Theresa May has faced fresh warnings from her front bench to increase military spending, with a minister claiming a strong economy “cannot be guaranteed” without strong defence.
Tobias Ellwood thanked the Treasury for providing an “extra £200 million window” to allow the Ministry of Defence (MoD) to “close the books” on the 2017/18 financial year, telling MPs this was new cash.
But the defence minister cited concerns over a potential training backlog and the “financial pressure” the equipment programme is under.
He insisted the Nato target of spending 2% of GDP on defence is “just not enough” if the UK wants to continue playing an influential role post-Brexit.
He said it was in the UK’s DNA to help shape the world, adding to the Commons: “To continue to do so will require investment.

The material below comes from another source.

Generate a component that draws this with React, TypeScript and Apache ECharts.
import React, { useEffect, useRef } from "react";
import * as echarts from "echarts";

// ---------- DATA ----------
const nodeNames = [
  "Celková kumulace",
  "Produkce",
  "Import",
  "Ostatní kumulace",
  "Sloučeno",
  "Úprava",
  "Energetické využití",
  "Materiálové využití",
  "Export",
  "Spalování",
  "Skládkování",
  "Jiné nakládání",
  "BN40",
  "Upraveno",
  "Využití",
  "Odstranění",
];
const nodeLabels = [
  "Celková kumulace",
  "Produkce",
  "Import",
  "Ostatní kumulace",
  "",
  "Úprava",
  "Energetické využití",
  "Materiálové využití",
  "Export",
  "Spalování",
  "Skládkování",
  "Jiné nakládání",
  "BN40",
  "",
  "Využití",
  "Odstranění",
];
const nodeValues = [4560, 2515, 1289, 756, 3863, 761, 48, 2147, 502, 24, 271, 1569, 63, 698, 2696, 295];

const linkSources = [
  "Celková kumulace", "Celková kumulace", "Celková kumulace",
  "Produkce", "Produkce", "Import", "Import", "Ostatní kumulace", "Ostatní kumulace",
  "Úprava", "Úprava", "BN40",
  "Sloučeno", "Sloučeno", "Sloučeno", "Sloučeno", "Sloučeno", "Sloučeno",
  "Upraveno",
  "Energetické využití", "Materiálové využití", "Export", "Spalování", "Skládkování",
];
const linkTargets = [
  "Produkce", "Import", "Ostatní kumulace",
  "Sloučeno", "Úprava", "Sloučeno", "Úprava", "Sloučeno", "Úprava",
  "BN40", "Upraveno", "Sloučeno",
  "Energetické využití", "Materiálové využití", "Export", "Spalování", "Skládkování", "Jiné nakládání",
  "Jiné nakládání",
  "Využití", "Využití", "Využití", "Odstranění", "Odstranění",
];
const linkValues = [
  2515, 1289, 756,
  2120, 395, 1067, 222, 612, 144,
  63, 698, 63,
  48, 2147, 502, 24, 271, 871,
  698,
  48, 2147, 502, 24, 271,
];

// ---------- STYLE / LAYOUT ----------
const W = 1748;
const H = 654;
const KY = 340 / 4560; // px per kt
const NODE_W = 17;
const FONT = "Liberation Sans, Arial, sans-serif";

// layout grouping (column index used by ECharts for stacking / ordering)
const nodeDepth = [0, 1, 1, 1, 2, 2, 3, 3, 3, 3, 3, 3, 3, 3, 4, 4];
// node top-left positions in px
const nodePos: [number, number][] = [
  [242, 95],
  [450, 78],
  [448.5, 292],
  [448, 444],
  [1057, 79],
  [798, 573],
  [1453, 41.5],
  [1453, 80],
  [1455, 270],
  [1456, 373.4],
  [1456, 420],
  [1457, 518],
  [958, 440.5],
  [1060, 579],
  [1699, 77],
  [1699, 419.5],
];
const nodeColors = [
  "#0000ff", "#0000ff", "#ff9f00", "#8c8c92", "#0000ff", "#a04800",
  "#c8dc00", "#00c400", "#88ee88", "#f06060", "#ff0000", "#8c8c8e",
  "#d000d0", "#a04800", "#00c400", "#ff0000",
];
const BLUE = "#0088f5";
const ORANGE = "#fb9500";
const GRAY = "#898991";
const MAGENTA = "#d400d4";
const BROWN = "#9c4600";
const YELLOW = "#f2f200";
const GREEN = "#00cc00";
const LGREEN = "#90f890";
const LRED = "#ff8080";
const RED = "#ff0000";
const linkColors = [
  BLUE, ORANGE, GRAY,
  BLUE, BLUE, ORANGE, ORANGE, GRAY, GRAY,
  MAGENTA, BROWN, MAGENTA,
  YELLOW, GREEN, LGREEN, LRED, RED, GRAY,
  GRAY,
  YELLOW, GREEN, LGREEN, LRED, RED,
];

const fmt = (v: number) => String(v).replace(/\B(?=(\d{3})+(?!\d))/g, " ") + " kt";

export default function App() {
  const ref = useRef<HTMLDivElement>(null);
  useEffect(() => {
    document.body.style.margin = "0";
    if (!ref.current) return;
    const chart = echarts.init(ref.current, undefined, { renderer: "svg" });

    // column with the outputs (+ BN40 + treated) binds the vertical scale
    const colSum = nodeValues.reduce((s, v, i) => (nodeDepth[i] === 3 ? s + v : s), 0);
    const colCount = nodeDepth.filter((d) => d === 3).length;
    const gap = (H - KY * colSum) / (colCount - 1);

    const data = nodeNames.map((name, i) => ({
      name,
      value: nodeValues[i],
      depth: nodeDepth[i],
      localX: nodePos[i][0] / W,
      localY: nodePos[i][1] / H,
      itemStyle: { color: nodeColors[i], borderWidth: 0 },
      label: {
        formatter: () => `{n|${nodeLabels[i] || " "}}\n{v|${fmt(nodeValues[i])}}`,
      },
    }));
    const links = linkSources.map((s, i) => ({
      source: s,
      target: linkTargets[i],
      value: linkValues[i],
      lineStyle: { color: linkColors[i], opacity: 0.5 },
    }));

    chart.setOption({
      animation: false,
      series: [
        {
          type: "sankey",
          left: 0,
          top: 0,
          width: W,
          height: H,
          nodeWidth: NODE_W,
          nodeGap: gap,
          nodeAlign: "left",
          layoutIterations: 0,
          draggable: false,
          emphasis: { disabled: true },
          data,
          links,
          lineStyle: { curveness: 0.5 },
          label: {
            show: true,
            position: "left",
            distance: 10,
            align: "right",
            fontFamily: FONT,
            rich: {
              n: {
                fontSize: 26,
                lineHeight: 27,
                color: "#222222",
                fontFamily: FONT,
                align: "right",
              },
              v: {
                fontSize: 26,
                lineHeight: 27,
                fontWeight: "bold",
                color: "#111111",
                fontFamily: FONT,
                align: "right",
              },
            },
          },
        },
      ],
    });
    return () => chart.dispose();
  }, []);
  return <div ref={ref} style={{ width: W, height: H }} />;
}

“So I end by repeating my thanks to the Treasury for their support. I know they have to endure all Whitehall departments seeking to increase their budgets.

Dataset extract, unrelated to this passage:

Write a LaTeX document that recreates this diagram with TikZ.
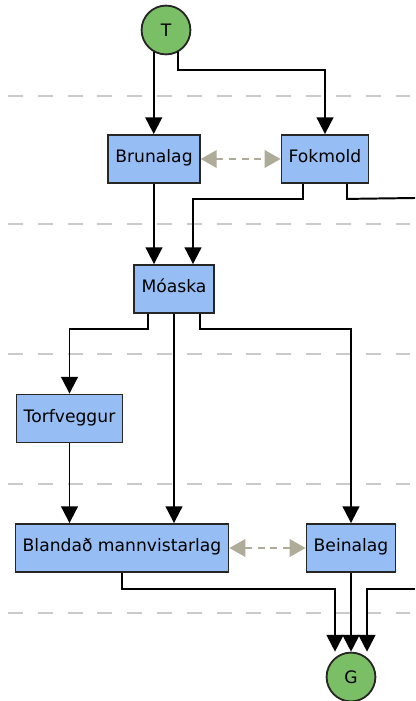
\documentclass[tikz,border=0pt]{standalone}
\usepackage{fontspec}
\setmainfont{DejaVu Sans}
\usepackage{xcolor}
\usetikzlibrary{arrows.meta,positioning,calc}

\definecolor{layerblue}{RGB}{150,190,245}
\definecolor{endgreen}{RGB}{122,190,102}
\definecolor{linkgray}{RGB}{174,171,152}
\definecolor{rulegray}{RGB}{202,202,202}

\begin{document}
\begin{tikzpicture}[
    x=0.025cm, y=-0.025cm,
    layer/.style={rectangle, draw=black!85, line width=1.3pt, fill=layerblue, minimum height=1.2cm, inner xsep=0.18cm, text height=0.75em, text depth=0.22em, font=\fontsize{12.2}{14}\selectfont},
    terminal/.style={circle, draw=black!85, line width=1.3pt, fill=endgreen, minimum size=1.22cm, inner sep=0pt, font=\fontsize{12.2}{14}\selectfont},
    arrow/.style={-{Triangle[length=0.42cm, width=0.42cm]}, line width=1.4pt, black},
    link/.style={{Triangle[length=0.4cm, width=0.44cm]}-{Triangle[length=0.4cm, width=0.44cm]}, line width=1.3pt, linkgray, dash pattern=on 5pt off 4pt},
    separator/.style={rulegray, line width=1.4pt, dash pattern=on 10.6pt off 10.6pt},
]
\useasboundingbox (0,0) rectangle (415,701);

% Phase separators
\foreach \y in {96,224,354,484,613}
    \draw[separator] (8,\y) -- (415,\y);

% Start and end
\node[terminal] (T) at (166,30) {T};
\node[terminal] (G) at (351,677) {G};

% Layers
\node[layer] (brun) at (154,159) {Brunalag};
\node[layer] (fok) at (325,159) {Fokmold};
\node[layer] (moa) at (174,289) {Móaska};
\node[layer] (torf) at (69.5,418.5) {Torfveggur};
\node[layer] (blan) at (122,548) {Blandað mannvistarlag};
\node[layer] (bein) at (351,548) {Beinalag};

% Loose ends at the right border
\coordinate (eastA) at (415,198);
\coordinate (eastB) at (415,589);

% Arrows - start
\draw[arrow] (T.-119) -- (T.-119 |- brun.north);
\draw[arrow] (T.-61) -- ++(0,18) -| (fok.north);

% Arrows - into Moaska
\draw[arrow] (brun.south) -- (brun.south |- moa.north);
\draw[arrow] ($(fok.south)+(-22,0)$) -- ++(0,15) -| ($(moa.north)+(19,0)$);
\draw[line width=1.4pt] ($(fok.south)+(22,0)$) -- ++(0,15) -- (eastA);

% Arrows - out of Moaska
\draw[arrow] ($(moa.south)+(-26,0)$) -- ++(0,15.5) -| (torf.north);
\draw[arrow] (moa.south) -- (moa.south |- blan.north);
\draw[arrow] ($(moa.south)+(26,0)$) -- ++(0,15.5) -| (bein.north);
\draw[arrow] (torf.south) -- (torf.south |- blan.north);

% Arrows - end
\draw[arrow] (blan.south) -- ++(0,16) -| ($(G.north)+(-16,0)$);
\draw[arrow] (bein.south) -- (bein.south |- G.north);
\draw[arrow] (eastB) -| ($(G.north)+(16,0)$);

% Same-phase links
\draw[link] (brun.east) -- (fok.west);
\draw[link] (blan.east) -- (bein.west);

\end{tikzpicture}
\end{document}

“We often say with only a strong economy can we consider any increases to any budgets. But I politely add that without a strong defence, a strong economy cannot be guaranteed.

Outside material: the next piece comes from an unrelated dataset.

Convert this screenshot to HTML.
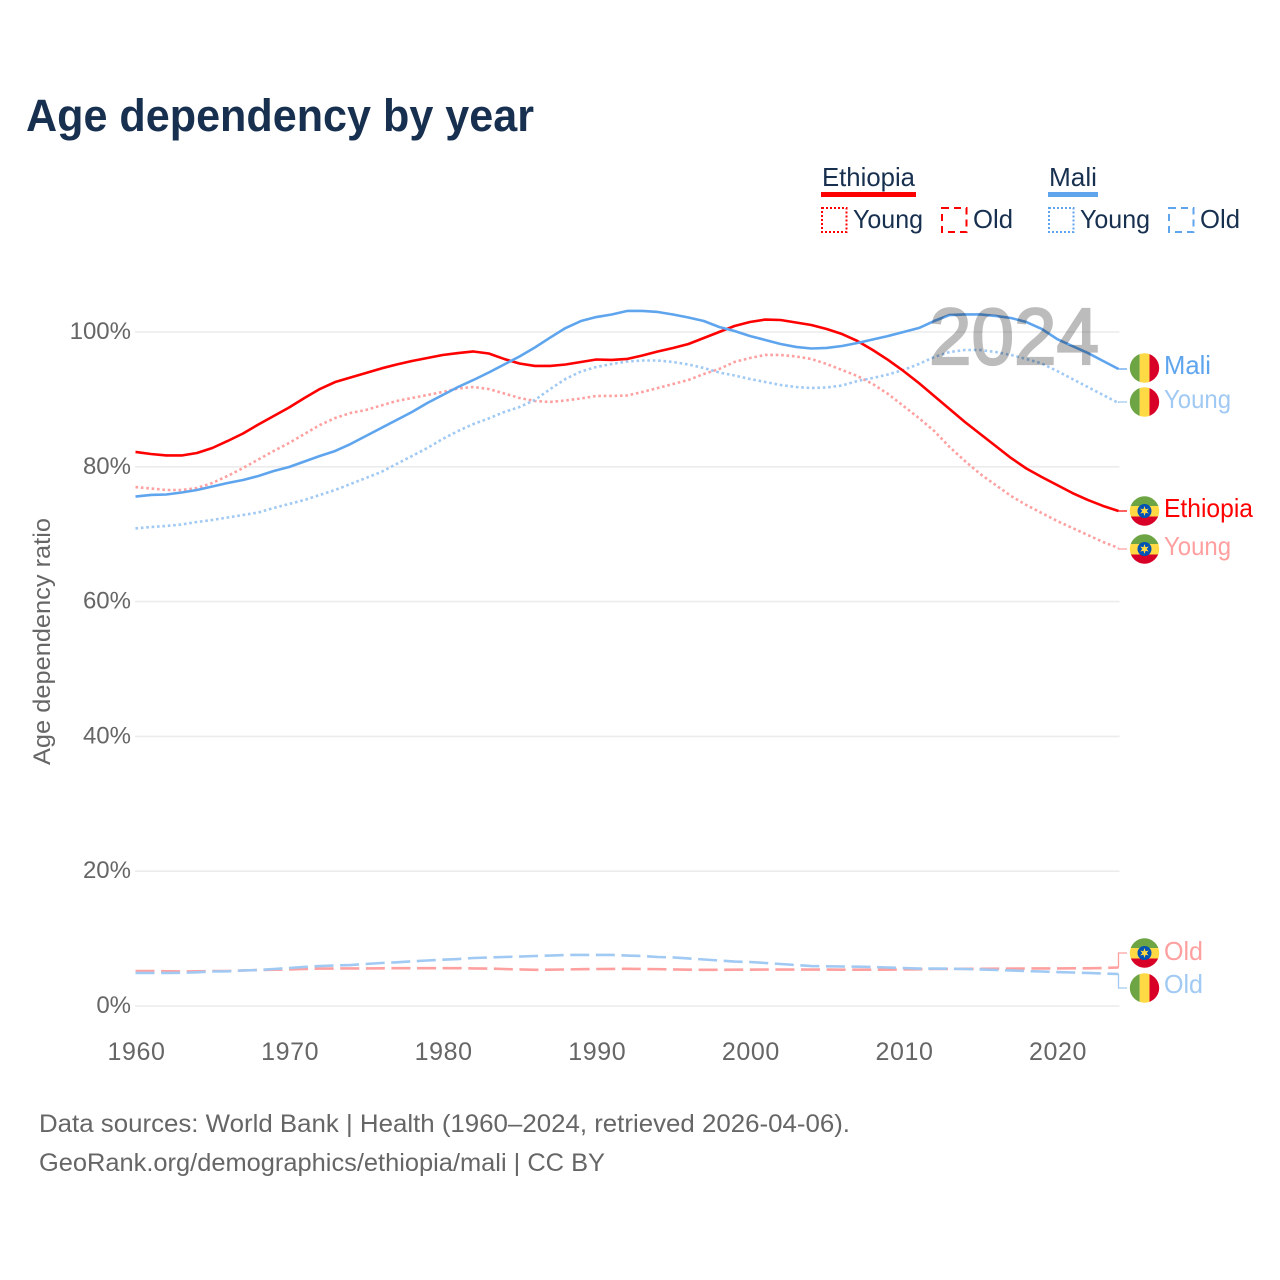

“Last week the Defence Secretary (Gavin Williamson) spoke about the 2% defence spending being a floor not a ceiling.
“Well, the message has to be clear – if we want to continue playing an influential role on the international stage with the full spectrum capability, if we want to provide the critical security post-Brexit trade deals will demand, if we want to remain a leading contributor in the fight against extremism in the Middle East and elsewhere, you cannot continue to do this on a defence budget of just 2% – 2% is just not enough.
“This is a question not just for this Government, not just for parliamentarians, but for Britain. What status, what role, what responsibility do we aspire to play as we seek to trade more widely in a world that is becoming more dangerous?”
Mr Ellwood’s comments came after former defence minister Mark Francois said the “pinstriped warriors of the Treasury” should be taken to see the film Darkest Hour in the hope it may bolster Britain’s determination to defend itself.
Conservative MP Mr Francois said the film depicting Sir Winston Churchill showed what happened when the armed forces were run down “to the point where they were unable to deter war”.
A number of other Tories also renewed calls for the Government to boost spending beyond the existing target of 2% of GDP.
Shadow defence secretary Nia Griffith said there was “deep dissatisfaction” at the state of the defence budget on all sides of the House and a “real desire” for “proper investment”.
She said: “Defence spending has been cut by nearly £10 billion in real terms between 2010 and 2017.”